→ **Directions for this task**: All of the material below is to be restated word for word, apart from the pictures.

→ **Data provided**:
○ ○ ○ ○ ○ ○ ○

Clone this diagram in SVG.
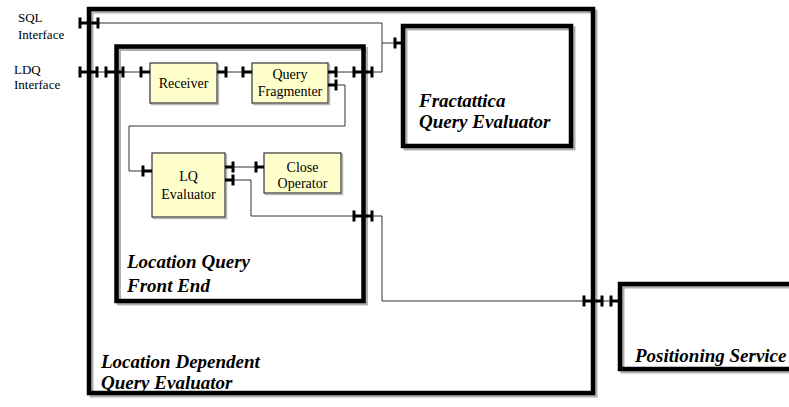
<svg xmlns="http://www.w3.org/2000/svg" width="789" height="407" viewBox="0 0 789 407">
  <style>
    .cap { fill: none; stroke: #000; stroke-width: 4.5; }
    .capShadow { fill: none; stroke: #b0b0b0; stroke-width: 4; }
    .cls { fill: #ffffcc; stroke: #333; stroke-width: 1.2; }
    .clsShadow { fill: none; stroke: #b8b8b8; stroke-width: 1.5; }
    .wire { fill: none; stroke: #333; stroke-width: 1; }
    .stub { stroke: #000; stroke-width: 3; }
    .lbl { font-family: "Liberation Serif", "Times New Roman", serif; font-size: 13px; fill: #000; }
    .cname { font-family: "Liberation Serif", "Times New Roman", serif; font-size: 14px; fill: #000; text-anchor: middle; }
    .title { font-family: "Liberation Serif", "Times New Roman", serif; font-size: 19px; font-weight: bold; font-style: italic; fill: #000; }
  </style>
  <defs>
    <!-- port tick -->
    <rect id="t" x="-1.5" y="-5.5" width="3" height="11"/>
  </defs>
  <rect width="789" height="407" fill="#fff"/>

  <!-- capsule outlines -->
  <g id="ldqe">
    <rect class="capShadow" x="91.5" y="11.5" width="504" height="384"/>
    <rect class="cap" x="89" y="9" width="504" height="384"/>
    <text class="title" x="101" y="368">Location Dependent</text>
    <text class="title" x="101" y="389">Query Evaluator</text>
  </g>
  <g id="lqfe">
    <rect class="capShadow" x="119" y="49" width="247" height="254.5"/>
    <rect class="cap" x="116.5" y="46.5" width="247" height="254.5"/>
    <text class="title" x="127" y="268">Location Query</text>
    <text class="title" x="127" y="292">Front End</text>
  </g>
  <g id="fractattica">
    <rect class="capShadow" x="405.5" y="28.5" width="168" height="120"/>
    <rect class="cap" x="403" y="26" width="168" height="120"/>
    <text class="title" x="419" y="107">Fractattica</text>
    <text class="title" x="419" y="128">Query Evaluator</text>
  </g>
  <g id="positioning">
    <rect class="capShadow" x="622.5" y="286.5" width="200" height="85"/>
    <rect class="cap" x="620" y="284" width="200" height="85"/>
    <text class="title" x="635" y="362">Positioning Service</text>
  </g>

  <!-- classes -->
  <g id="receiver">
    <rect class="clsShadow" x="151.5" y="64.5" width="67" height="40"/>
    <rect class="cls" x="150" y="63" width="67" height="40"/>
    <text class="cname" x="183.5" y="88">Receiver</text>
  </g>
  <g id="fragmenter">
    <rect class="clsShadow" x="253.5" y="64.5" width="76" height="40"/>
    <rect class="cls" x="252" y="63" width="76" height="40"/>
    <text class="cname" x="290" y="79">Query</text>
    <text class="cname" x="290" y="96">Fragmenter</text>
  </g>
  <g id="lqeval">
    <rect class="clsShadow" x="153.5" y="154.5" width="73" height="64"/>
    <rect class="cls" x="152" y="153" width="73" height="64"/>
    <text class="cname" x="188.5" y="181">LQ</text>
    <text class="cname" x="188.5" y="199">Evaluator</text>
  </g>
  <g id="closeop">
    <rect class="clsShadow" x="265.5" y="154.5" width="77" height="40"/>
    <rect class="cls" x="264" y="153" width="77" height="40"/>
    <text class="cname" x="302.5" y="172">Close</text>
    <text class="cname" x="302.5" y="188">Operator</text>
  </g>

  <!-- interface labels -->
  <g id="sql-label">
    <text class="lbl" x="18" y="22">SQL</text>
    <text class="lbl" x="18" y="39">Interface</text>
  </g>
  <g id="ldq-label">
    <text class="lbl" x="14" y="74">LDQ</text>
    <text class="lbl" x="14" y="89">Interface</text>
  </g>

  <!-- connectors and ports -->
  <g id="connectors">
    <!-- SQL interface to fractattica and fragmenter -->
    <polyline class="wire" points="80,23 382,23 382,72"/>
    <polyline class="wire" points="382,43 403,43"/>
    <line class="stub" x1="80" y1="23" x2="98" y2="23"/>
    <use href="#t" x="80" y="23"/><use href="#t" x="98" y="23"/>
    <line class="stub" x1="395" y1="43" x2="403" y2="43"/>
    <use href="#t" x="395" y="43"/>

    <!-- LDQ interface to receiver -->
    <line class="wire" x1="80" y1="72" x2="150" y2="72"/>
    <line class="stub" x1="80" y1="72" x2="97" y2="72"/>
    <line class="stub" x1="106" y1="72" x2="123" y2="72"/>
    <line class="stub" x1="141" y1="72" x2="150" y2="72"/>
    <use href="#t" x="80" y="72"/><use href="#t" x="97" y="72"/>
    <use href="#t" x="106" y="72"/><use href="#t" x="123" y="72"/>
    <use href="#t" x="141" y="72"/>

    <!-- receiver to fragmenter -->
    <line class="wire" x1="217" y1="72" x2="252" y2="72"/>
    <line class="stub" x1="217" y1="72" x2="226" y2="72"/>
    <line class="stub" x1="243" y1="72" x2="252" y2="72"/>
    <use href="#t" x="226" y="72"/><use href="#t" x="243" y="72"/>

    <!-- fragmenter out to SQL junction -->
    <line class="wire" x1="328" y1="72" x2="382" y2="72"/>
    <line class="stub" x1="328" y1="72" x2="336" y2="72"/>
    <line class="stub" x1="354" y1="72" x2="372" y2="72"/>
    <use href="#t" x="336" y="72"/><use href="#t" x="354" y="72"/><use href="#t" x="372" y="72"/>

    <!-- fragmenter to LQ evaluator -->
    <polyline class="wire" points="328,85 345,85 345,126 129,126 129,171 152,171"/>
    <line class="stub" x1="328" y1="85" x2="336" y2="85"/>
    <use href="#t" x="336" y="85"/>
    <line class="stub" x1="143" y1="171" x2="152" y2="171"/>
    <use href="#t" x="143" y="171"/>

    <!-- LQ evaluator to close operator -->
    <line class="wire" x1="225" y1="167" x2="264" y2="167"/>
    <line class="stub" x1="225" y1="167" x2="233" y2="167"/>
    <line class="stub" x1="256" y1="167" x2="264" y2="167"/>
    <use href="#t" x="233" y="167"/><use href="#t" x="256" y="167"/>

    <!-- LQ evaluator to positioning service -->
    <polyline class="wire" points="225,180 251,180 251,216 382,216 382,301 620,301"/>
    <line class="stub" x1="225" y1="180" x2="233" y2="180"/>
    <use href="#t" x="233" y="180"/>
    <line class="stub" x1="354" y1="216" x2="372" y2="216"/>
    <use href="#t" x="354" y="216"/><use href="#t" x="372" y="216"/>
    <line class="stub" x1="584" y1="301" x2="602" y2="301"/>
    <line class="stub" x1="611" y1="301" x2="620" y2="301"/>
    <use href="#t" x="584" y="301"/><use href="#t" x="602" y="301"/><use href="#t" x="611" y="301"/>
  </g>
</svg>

○ ○ ○ ○ ○ ○ ○

→ **Solution for this task**:
Clone this diagram in SVG.
<svg xmlns="http://www.w3.org/2000/svg" width="789" height="407" viewBox="0 0 789 407">
  <style>
    .cap { fill: none; stroke: #000; stroke-width: 4.5; }
    .capShadow { fill: none; stroke: #b0b0b0; stroke-width: 4; }
    .cls { fill: #ffffcc; stroke: #333; stroke-width: 1.2; }
    .clsShadow { fill: none; stroke: #b8b8b8; stroke-width: 1.5; }
    .wire { fill: none; stroke: #333; stroke-width: 1; }
    .stub { stroke: #000; stroke-width: 3; }
    .lbl { font-family: "Liberation Serif", "Times New Roman", serif; font-size: 13px; fill: #000; }
    .cname { font-family: "Liberation Serif", "Times New Roman", serif; font-size: 14px; fill: #000; text-anchor: middle; }
    .title { font-family: "Liberation Serif", "Times New Roman", serif; font-size: 19px; font-weight: bold; font-style: italic; fill: #000; }
  </style>
  <defs>
    <!-- port tick -->
    <rect id="t" x="-1.5" y="-5.5" width="3" height="11"/>
  </defs>
  <rect width="789" height="407" fill="#fff"/>

  <!-- capsule outlines -->
  <g id="ldqe">
    <rect class="capShadow" x="91.5" y="11.5" width="504" height="384"/>
    <rect class="cap" x="89" y="9" width="504" height="384"/>
    <text class="title" x="101" y="368">Location Dependent</text>
    <text class="title" x="101" y="389">Query Evaluator</text>
  </g>
  <g id="lqfe">
    <rect class="capShadow" x="119" y="49" width="247" height="254.5"/>
    <rect class="cap" x="116.5" y="46.5" width="247" height="254.5"/>
    <text class="title" x="127" y="268">Location Query</text>
    <text class="title" x="127" y="292">Front End</text>
  </g>
  <g id="fractattica">
    <rect class="capShadow" x="405.5" y="28.5" width="168" height="120"/>
    <rect class="cap" x="403" y="26" width="168" height="120"/>
    <text class="title" x="419" y="107">Fractattica</text>
    <text class="title" x="419" y="128">Query Evaluator</text>
  </g>
  <g id="positioning">
    <rect class="capShadow" x="622.5" y="286.5" width="200" height="85"/>
    <rect class="cap" x="620" y="284" width="200" height="85"/>
    <text class="title" x="635" y="362">Positioning Service</text>
  </g>

  <!-- classes -->
  <g id="receiver">
    <rect class="clsShadow" x="151.5" y="64.5" width="67" height="40"/>
    <rect class="cls" x="150" y="63" width="67" height="40"/>
    <text class="cname" x="183.5" y="88">Receiver</text>
  </g>
  <g id="fragmenter">
    <rect class="clsShadow" x="253.5" y="64.5" width="76" height="40"/>
    <rect class="cls" x="252" y="63" width="76" height="40"/>
    <text class="cname" x="290" y="79">Query</text>
    <text class="cname" x="290" y="96">Fragmenter</text>
  </g>
  <g id="lqeval">
    <rect class="clsShadow" x="153.5" y="154.5" width="73" height="64"/>
    <rect class="cls" x="152" y="153" width="73" height="64"/>
    <text class="cname" x="188.5" y="181">LQ</text>
    <text class="cname" x="188.5" y="199">Evaluator</text>
  </g>
  <g id="closeop">
    <rect class="clsShadow" x="265.5" y="154.5" width="77" height="40"/>
    <rect class="cls" x="264" y="153" width="77" height="40"/>
    <text class="cname" x="302.5" y="172">Close</text>
    <text class="cname" x="302.5" y="188">Operator</text>
  </g>

  <!-- interface labels -->
  <g id="sql-label">
    <text class="lbl" x="18" y="22">SQL</text>
    <text class="lbl" x="18" y="39">Interface</text>
  </g>
  <g id="ldq-label">
    <text class="lbl" x="14" y="74">LDQ</text>
    <text class="lbl" x="14" y="89">Interface</text>
  </g>

  <!-- connectors and ports -->
  <g id="connectors">
    <!-- SQL interface to fractattica and fragmenter -->
    <polyline class="wire" points="80,23 382,23 382,72"/>
    <polyline class="wire" points="382,43 403,43"/>
    <line class="stub" x1="80" y1="23" x2="98" y2="23"/>
    <use href="#t" x="80" y="23"/><use href="#t" x="98" y="23"/>
    <line class="stub" x1="395" y1="43" x2="403" y2="43"/>
    <use href="#t" x="395" y="43"/>

    <!-- LDQ interface to receiver -->
    <line class="wire" x1="80" y1="72" x2="150" y2="72"/>
    <line class="stub" x1="80" y1="72" x2="97" y2="72"/>
    <line class="stub" x1="106" y1="72" x2="123" y2="72"/>
    <line class="stub" x1="141" y1="72" x2="150" y2="72"/>
    <use href="#t" x="80" y="72"/><use href="#t" x="97" y="72"/>
    <use href="#t" x="106" y="72"/><use href="#t" x="123" y="72"/>
    <use href="#t" x="141" y="72"/>

    <!-- receiver to fragmenter -->
    <line class="wire" x1="217" y1="72" x2="252" y2="72"/>
    <line class="stub" x1="217" y1="72" x2="226" y2="72"/>
    <line class="stub" x1="243" y1="72" x2="252" y2="72"/>
    <use href="#t" x="226" y="72"/><use href="#t" x="243" y="72"/>

    <!-- fragmenter out to SQL junction -->
    <line class="wire" x1="328" y1="72" x2="382" y2="72"/>
    <line class="stub" x1="328" y1="72" x2="336" y2="72"/>
    <line class="stub" x1="354" y1="72" x2="372" y2="72"/>
    <use href="#t" x="336" y="72"/><use href="#t" x="354" y="72"/><use href="#t" x="372" y="72"/>

    <!-- fragmenter to LQ evaluator -->
    <polyline class="wire" points="328,85 345,85 345,126 129,126 129,171 152,171"/>
    <line class="stub" x1="328" y1="85" x2="336" y2="85"/>
    <use href="#t" x="336" y="85"/>
    <line class="stub" x1="143" y1="171" x2="152" y2="171"/>
    <use href="#t" x="143" y="171"/>

    <!-- LQ evaluator to close operator -->
    <line class="wire" x1="225" y1="167" x2="264" y2="167"/>
    <line class="stub" x1="225" y1="167" x2="233" y2="167"/>
    <line class="stub" x1="256" y1="167" x2="264" y2="167"/>
    <use href="#t" x="233" y="167"/><use href="#t" x="256" y="167"/>

    <!-- LQ evaluator to positioning service -->
    <polyline class="wire" points="225,180 251,180 251,216 382,216 382,301 620,301"/>
    <line class="stub" x1="225" y1="180" x2="233" y2="180"/>
    <use href="#t" x="233" y="180"/>
    <line class="stub" x1="354" y1="216" x2="372" y2="216"/>
    <use href="#t" x="354" y="216"/><use href="#t" x="372" y="216"/>
    <line class="stub" x1="584" y1="301" x2="602" y2="301"/>
    <line class="stub" x1="611" y1="301" x2="620" y2="301"/>
    <use href="#t" x="584" y="301"/><use href="#t" x="602" y="301"/><use href="#t" x="611" y="301"/>
  </g>
</svg>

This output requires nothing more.